Effectivement, Accatone n’est pas juste un homme. Avec lui c’est toute l’Italie de Pasolini qui parle, quand il se lève c’est tout un peuple qui marche. Et voici sa vie, une vie d’errance. Nous nous baladons avec ce mendiant, cette âme perdue, ce corps qui déambule dans des bidonvilles d’une Rome arrangée après la guerre. Avec lui la ville va se reconstruire, des ruines nous passons à la ville et à ses imposants édifices. Nous suivons ces pérégrinations dans cette ville qui l’englobe. Nous suivons ? Pas vraiment. Il semble plutôt nous suivre, par de longs travellings arrière, il marche vers nous aspiré par quelque chose derrière nous. On l’a dit Accatone est un héros tragique qui, tel Ulysse use de mille ruses pour retrouver Pénélope.
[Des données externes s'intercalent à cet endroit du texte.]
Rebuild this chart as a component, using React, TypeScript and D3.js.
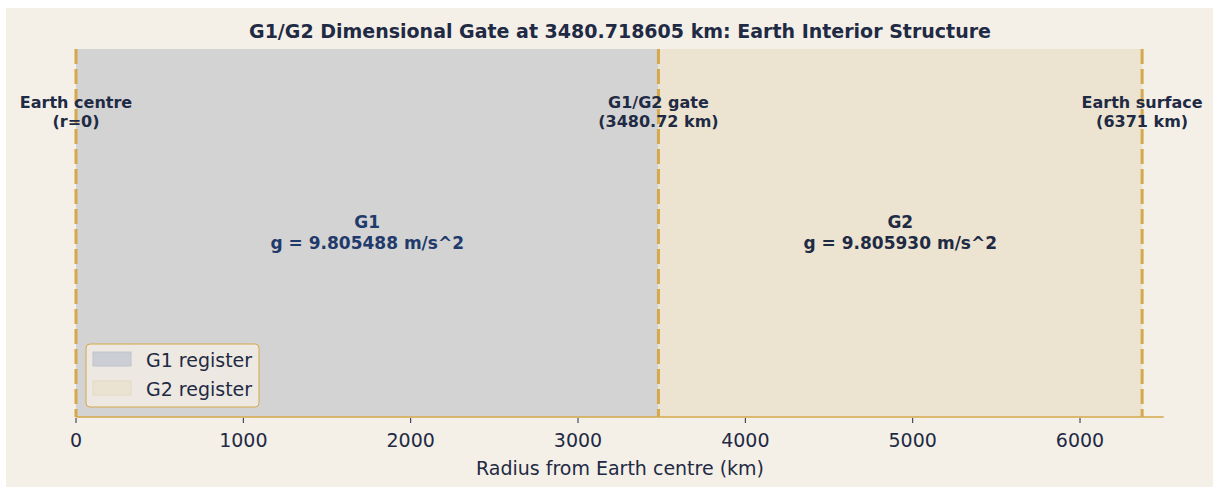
import React from "react";
import * as d3 from "d3";

const regionNames = ["G1", "G2"];
const regionStarts = [0, 3480.718605];
const regionEnds = [3480.718605, 6371];
const regionG = ["9.805488", "9.805930"];
const boundaryValues = [0, 3480.718605, 6371];
const boundaryLabels = [["Earth centre", "(r=0)"], ["G1/G2 gate", "(3480.72 km)"], ["Earth surface", "(6371 km)"]];
const legendLabels = ["G1 register", "G2 register"];
const xTicks = [0, 1000, 2000, 3000, 4000, 5000, 6000];
const xDomain = [0, 6500];

const W = 1213, H = 487;
const FONT = "DejaVu Sans, sans-serif";
const NAVY = "#1f2a44";
const GOLD = "#d4a84b";

export default function App() {
  const left = 76, right = 1163.7, top = 49, bottom = 417;
  const x = d3.scaleLinear().domain(xDomain).range([left, right]);
  const regionFill = ["#d3d3d3", "#ece4d0"];
  const regionText = ["#1f3a6b", NAVY];
  const swatchFill = ["#cbced4", "#ebe3d1"];
  const swatchStroke = ["#bfc3ca", "#e4dac4"];
  return (
    <svg width={W} height={H} style={{ position: "absolute", left: 0, top: 0, fontFamily: FONT }}>
      <rect x={0} y={0} width={W} height={H} fill="#ffffff" />
      <rect x={6} y={8} width={W - 6} height={H - 8} fill="#f4f0e8" />
      <text x={620} y={37.5} textAnchor="middle" fontSize={19} fontWeight="bold" fill={NAVY}>
        G1/G2 Dimensional Gate at 3480.718605 km: Earth Interior Structure
      </text>
      {regionNames.map((n, i) => (
        <rect key={n} x={x(regionStarts[i])} y={top} width={x(regionEnds[i]) - x(regionStarts[i])} height={bottom - top} fill={regionFill[i]} />
      ))}
      {boundaryValues.map((v, i) => (
        <line key={i} x1={x(v)} x2={x(v)} y1={top} y2={bottom} stroke={GOLD} strokeWidth={3} strokeDasharray="15,5" />
      ))}
      {boundaryLabels.map((lab, i) => (
        <text key={i} x={x(boundaryValues[i])} textAnchor="middle" fontSize={16} fontWeight="bold" fill={NAVY}>
          <tspan x={x(boundaryValues[i])} y={108}>{lab[0]}</tspan>
          <tspan x={x(boundaryValues[i])} y={127}>{lab[1]}</tspan>
        </text>
      ))}
      {regionNames.map((n, i) => {
        const cx = (x(regionStarts[i]) + x(regionEnds[i])) / 2;
        return (
          <text key={n} textAnchor="middle" fontSize={17} fontWeight="bold" fill={regionText[i]}>
            <tspan x={cx} y={228}>{n}</tspan>
            <tspan x={cx} y={249}>{`g = ${regionG[i]} m/s^2`}</tspan>
          </text>
        );
      })}
      <line x1={left} x2={right} y1={bottom} y2={bottom} stroke={GOLD} strokeWidth={1.5} />
      {xTicks.map((t) => (
        <g key={t}>
          <line x1={x(t)} x2={x(t)} y1={bottom + 1} y2={bottom + 6} stroke={NAVY} strokeWidth={1} />
          <text x={x(t)} y={447} textAnchor="middle" fontSize={19} fill={NAVY}>{t}</text>
        </g>
      ))}
      <text x={620} y={474.5} textAnchor="middle" fontSize={19} fill={NAVY}>Radius from Earth centre (km)</text>
      <rect x={86} y={344} width={173} height={63} rx={4} fill="#eeeae3" stroke={GOLD} strokeWidth={1} fillOpacity={0.95} />
      {legendLabels.map((l, i) => (
        <g key={l}>
          <rect x={93} y={352 + i * 29} width={38} height={14} fill={swatchFill[i]} stroke={swatchStroke[i]} strokeWidth={1} />
          <text x={146} y={366.5 + i * 29} fontSize={19} fill={NAVY}>{l}</text>
        </g>
      ))}
    </svg>
  );
}
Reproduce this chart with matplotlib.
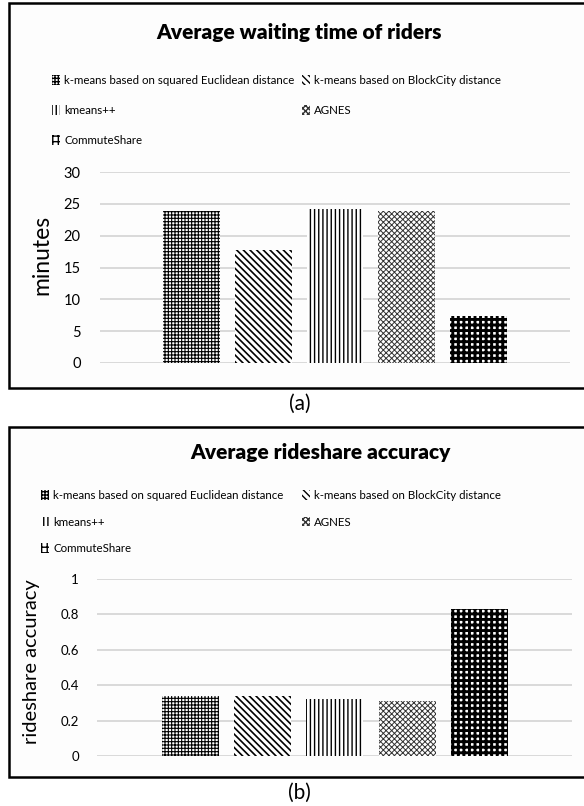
import numpy as np
import matplotlib
matplotlib.use("Agg")
import matplotlib.pyplot as plt
from matplotlib.patches import Rectangle, Patch

plt.rcParams['font.family'] = ['Lato', 'DejaVu Sans']

methods = ['k-means based on squared Euclidean distance',
           'k-means based on BlockCity distance',
           'kmeans++',
           'AGNES',
           'CommuteShare']
wait_minutes = [23.9, 17.7, 24.2, 23.8, 7.4]
accuracy = [0.34, 0.34, 0.322, 0.308, 0.83]

# hatch look per method (face, hatch colour, hatch, hatch linewidth)
styles = [('white', 'black', '+++++', 0.8),
          ('white', 'black', '\\\\\\\\\\', 1.2),
          ('white', 'black', '||||', 1.0),
          ('white', '#333333', 'xxxxxx', 0.7),
          ('white', 'black', '+++', 2.1)]

W, H = 584, 806
fig = plt.figure(figsize=(W / 100, H / 100), dpi=100)


def fx(px):
    return px / W


def fy(py):
    return 1 - py / H


def frame(top, bottom):
    fig.patches.append(Rectangle((fx(9), fy(bottom)), fx(600), fy(top) - fy(bottom),
                                 transform=fig.transFigure, facecolor='#fdfdfd',
                                 edgecolor='black', linewidth=1.8, zorder=-5))


def bars(ax, values):
    x = np.arange(len(methods))
    rects = ax.bar(x, values, width=0.79, zorder=2)
    for r, (fc, hc, hatch, hlw) in zip(rects, styles):
        r.set_facecolor(fc)
        r.set_edgecolor(hc)
        r.set_linewidth(0)
        r.set_hatch(hatch)
        if hasattr(r, 'set_hatch_linewidth'):
            r.set_hatch_linewidth(hlw)
    return x


def style_axes(ax):
    for s in ax.spines.values():
        s.set_visible(False)
    ax.set_xticks([])
    ax.grid(axis='y', color='#d4d4d4', linewidth=1.2, zorder=0)
    ax.set_axisbelow(True)
    ax.set_facecolor('none')
    ax.tick_params(axis='y', length=0)


def legend(x0, y0, fs, rowsp, colsp):
    handles = []
    for m, (fc, hc, hatch, hlw) in zip(methods, styles):
        p = Patch(facecolor=fc, edgecolor=hc, hatch=hatch, linewidth=0, label=m)
        handles.append(p)
    order = [0, 2, 4, 1, 3]
    leg = fig.legend([handles[i] for i in order], [methods[i] for i in order],
                     ncol=2, loc='upper left', bbox_to_anchor=(fx(x0), fy(y0)),
                     frameon=False, fontsize=fs, handlelength=0.7, handleheight=0.9,
                     handletextpad=0.35, labelspacing=rowsp, columnspacing=colsp,
                     borderaxespad=0, borderpad=0)
    return leg


# ---- panel (a)
frame(3, 388)
ax1 = fig.add_axes([fx(100), fy(363), fx(470), fy(172) - fy(363)])
bars(ax1, wait_minutes)
style_axes(ax1)
ax1.set_ylim(0, 30)
ax1.set_yticks(range(0, 31, 5))
ax1.set_xlim(-1.27, 5.27)
ax1.tick_params(axis='y', labelsize=10.5, pad=14)
fig.text(fx(42), fy(255), 'minutes', rotation=90, ha='center', va='center', fontsize=16.5)
fig.text(fx(299), fy(33), 'Average waiting time of riders', ha='center', va='center',
         fontsize=15, fontweight='heavy')
legend(52, 75, 8.3, 1.65, 0.65)
fig.text(fx(300), fy(404), '(a)', ha='center', va='center', fontsize=15)

# ---- panel (b)
frame(427, 777)
ax2 = fig.add_axes([fx(97), fy(756), fx(475), fy(579) - fy(756)])
bars(ax2, accuracy)
style_axes(ax2)
ax2.set_ylim(0, 1)
ax2.set_yticks([0, 0.2, 0.4, 0.6, 0.8, 1])
ax2.set_yticklabels(['0', '0.2', '0.4', '0.6', '0.8', '1'])
ax2.set_xlim(-1.29, 5.28)
ax2.tick_params(axis='y', labelsize=9.5, pad=13)
fig.text(fx(32), fy(662), 'rideshare accuracy', rotation=90, ha='center', va='center',
         fontsize=14.5)
fig.text(fx(320), fy(453), 'Average rideshare accuracy', ha='center', va='center',
         fontsize=15, fontweight='heavy')
legend(41, 490, 8.3, 1.35, 1.6)
fig.text(fx(299), fy(793), '(b)', ha='center', va='center', fontsize=15)

fig.savefig('out.png', dpi=100, facecolor='white')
Ce thème des Anciens sera repris par le réalisateur à plusieurs reprise (Edipo Re et Medea). Il est guidé par son destin, il avance inéluctablement sur sa fin programmée. Il ne peut réussir, il va dans le mur. Coupable, mais de quoi ? Ce n’est certainement par la morale qui intéresse Pasolini, de plus si on s’en tient à notre matière cinématographique, Accatone tente plutôt de s’en sortir, ce qui semble louable. Mais rien n’y fait, il est coupable. Coupable d’être homme. D’être humain, trop humain. Dans une perspective judéo-chrétienne, la faute est l’essence de l’homme. Il est donc déjà condamné et avance aveuglément vers sa chute. Pasolini reprend la parabole kafkaienne de la loi, l’homme devant la porte ne peut entrer, mais Accatone va transgresser en escaladant le mur adjacent. Mais le mal est fait, le mal est là. Quidité fautive de l’homme. C’est ainsi qu’après un ultime coup et une merveilleuse scène de rires, ceux du pauvre, du désespéré, de l’inconscient.
Accatone s’en va finir sa course, à bout de souffle.